** Task directions **
Copy nothing but the text: reproduce each line of the listing exactly and leave the pictures out.

** Data block **
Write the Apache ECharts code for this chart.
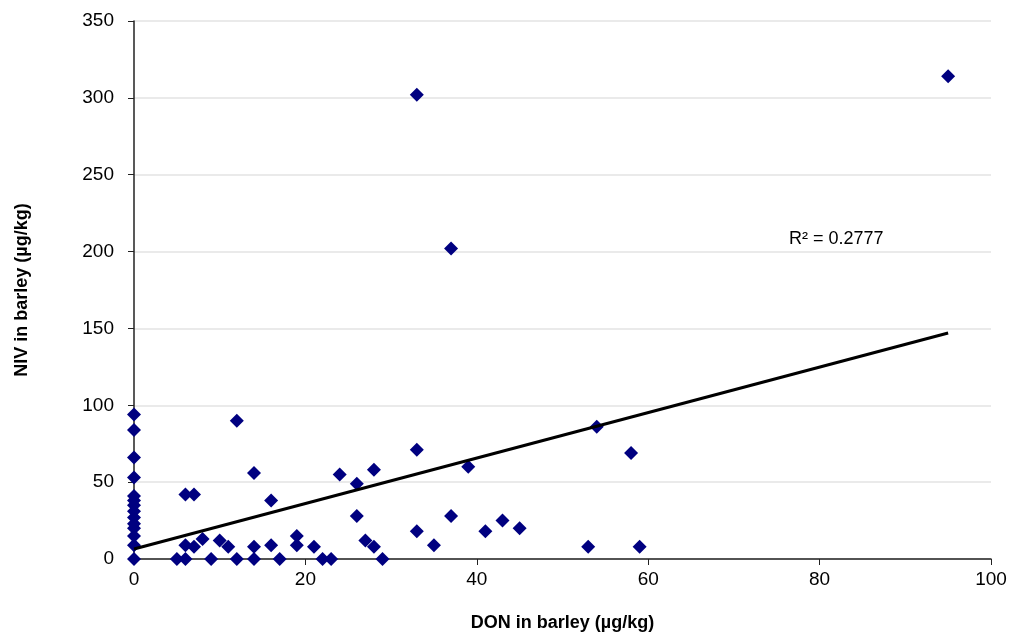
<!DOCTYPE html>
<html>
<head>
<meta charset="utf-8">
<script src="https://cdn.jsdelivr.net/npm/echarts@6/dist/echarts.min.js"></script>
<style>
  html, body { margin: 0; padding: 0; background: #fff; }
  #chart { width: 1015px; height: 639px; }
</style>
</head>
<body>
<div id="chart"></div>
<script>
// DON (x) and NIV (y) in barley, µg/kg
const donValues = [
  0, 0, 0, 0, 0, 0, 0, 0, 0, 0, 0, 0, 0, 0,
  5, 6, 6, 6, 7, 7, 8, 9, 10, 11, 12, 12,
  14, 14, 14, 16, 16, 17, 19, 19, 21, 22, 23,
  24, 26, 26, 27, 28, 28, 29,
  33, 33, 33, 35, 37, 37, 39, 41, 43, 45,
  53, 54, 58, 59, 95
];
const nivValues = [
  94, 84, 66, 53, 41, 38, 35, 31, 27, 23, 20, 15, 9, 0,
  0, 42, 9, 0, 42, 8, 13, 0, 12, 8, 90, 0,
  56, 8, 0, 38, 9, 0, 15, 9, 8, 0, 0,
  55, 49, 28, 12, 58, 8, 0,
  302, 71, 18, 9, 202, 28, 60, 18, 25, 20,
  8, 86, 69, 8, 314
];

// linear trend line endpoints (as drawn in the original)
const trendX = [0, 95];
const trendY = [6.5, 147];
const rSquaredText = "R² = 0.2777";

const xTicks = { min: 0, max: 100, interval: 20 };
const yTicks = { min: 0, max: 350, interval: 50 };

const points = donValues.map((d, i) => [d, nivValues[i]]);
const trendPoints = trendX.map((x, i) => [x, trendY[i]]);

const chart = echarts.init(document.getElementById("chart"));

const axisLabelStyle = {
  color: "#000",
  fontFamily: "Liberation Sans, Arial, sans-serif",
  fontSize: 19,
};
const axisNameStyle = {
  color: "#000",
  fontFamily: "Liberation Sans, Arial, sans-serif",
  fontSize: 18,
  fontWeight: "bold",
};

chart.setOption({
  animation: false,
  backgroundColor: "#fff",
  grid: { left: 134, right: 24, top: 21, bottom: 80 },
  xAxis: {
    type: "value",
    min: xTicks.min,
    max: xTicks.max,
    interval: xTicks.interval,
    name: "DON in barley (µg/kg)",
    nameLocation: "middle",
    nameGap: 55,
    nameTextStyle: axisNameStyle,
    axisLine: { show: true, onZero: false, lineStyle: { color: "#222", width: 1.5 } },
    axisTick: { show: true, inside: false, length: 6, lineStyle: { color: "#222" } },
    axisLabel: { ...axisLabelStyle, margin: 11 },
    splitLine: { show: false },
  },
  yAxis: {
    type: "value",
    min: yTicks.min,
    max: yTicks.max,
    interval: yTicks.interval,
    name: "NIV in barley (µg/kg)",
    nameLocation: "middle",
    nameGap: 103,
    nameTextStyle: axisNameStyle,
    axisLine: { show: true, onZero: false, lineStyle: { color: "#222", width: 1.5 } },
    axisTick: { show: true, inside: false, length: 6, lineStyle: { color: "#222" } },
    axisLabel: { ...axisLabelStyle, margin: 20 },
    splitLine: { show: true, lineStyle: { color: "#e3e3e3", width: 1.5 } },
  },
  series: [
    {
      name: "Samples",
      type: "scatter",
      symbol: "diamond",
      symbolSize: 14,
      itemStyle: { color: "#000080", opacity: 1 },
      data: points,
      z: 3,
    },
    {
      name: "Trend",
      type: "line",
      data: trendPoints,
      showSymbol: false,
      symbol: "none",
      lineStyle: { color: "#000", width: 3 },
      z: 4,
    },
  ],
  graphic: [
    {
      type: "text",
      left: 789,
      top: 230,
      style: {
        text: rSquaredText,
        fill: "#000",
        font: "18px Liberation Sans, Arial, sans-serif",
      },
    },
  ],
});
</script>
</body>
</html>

** Output **
Write the Apache ECharts code for this chart.
<!DOCTYPE html>
<html>
<head>
<meta charset="utf-8">
<script src="https://cdn.jsdelivr.net/npm/echarts@6/dist/echarts.min.js"></script>
<style>
  html, body { margin: 0; padding: 0; background: #fff; }
  #chart { width: 1015px; height: 639px; }
</style>
</head>
<body>
<div id="chart"></div>
<script>
// DON (x) and NIV (y) in barley, µg/kg
const donValues = [
  0, 0, 0, 0, 0, 0, 0, 0, 0, 0, 0, 0, 0, 0,
  5, 6, 6, 6, 7, 7, 8, 9, 10, 11, 12, 12,
  14, 14, 14, 16, 16, 17, 19, 19, 21, 22, 23,
  24, 26, 26, 27, 28, 28, 29,
  33, 33, 33, 35, 37, 37, 39, 41, 43, 45,
  53, 54, 58, 59, 95
];
const nivValues = [
  94, 84, 66, 53, 41, 38, 35, 31, 27, 23, 20, 15, 9, 0,
  0, 42, 9, 0, 42, 8, 13, 0, 12, 8, 90, 0,
  56, 8, 0, 38, 9, 0, 15, 9, 8, 0, 0,
  55, 49, 28, 12, 58, 8, 0,
  302, 71, 18, 9, 202, 28, 60, 18, 25, 20,
  8, 86, 69, 8, 314
];

// linear trend line endpoints (as drawn in the original)
const trendX = [0, 95];
const trendY = [6.5, 147];
const rSquaredText = "R² = 0.2777";

const xTicks = { min: 0, max: 100, interval: 20 };
const yTicks = { min: 0, max: 350, interval: 50 };

const points = donValues.map((d, i) => [d, nivValues[i]]);
const trendPoints = trendX.map((x, i) => [x, trendY[i]]);

const chart = echarts.init(document.getElementById("chart"));

const axisLabelStyle = {
  color: "#000",
  fontFamily: "Liberation Sans, Arial, sans-serif",
  fontSize: 19,
};
const axisNameStyle = {
  color: "#000",
  fontFamily: "Liberation Sans, Arial, sans-serif",
  fontSize: 18,
  fontWeight: "bold",
};

chart.setOption({
  animation: false,
  backgroundColor: "#fff",
  grid: { left: 134, right: 24, top: 21, bottom: 80 },
  xAxis: {
    type: "value",
    min: xTicks.min,
    max: xTicks.max,
    interval: xTicks.interval,
    name: "DON in barley (µg/kg)",
    nameLocation: "middle",
    nameGap: 55,
    nameTextStyle: axisNameStyle,
    axisLine: { show: true, onZero: false, lineStyle: { color: "#222", width: 1.5 } },
    axisTick: { show: true, inside: false, length: 6, lineStyle: { color: "#222" } },
    axisLabel: { ...axisLabelStyle, margin: 11 },
    splitLine: { show: false },
  },
  yAxis: {
    type: "value",
    min: yTicks.min,
    max: yTicks.max,
    interval: yTicks.interval,
    name: "NIV in barley (µg/kg)",
    nameLocation: "middle",
    nameGap: 103,
    nameTextStyle: axisNameStyle,
    axisLine: { show: true, onZero: false, lineStyle: { color: "#222", width: 1.5 } },
    axisTick: { show: true, inside: false, length: 6, lineStyle: { color: "#222" } },
    axisLabel: { ...axisLabelStyle, margin: 20 },
    splitLine: { show: true, lineStyle: { color: "#e3e3e3", width: 1.5 } },
  },
  series: [
    {
      name: "Samples",
      type: "scatter",
      symbol: "diamond",
      symbolSize: 14,
      itemStyle: { color: "#000080", opacity: 1 },
      data: points,
      z: 3,
    },
    {
      name: "Trend",
      type: "line",
      data: trendPoints,
      showSymbol: false,
      symbol: "none",
      lineStyle: { color: "#000", width: 3 },
      z: 4,
    },
  ],
  graphic: [
    {
      type: "text",
      left: 789,
      top: 230,
      style: {
        text: rSquaredText,
        fill: "#000",
        font: "18px Liberation Sans, Arial, sans-serif",
      },
    },
  ],
});
</script>
</body>
</html>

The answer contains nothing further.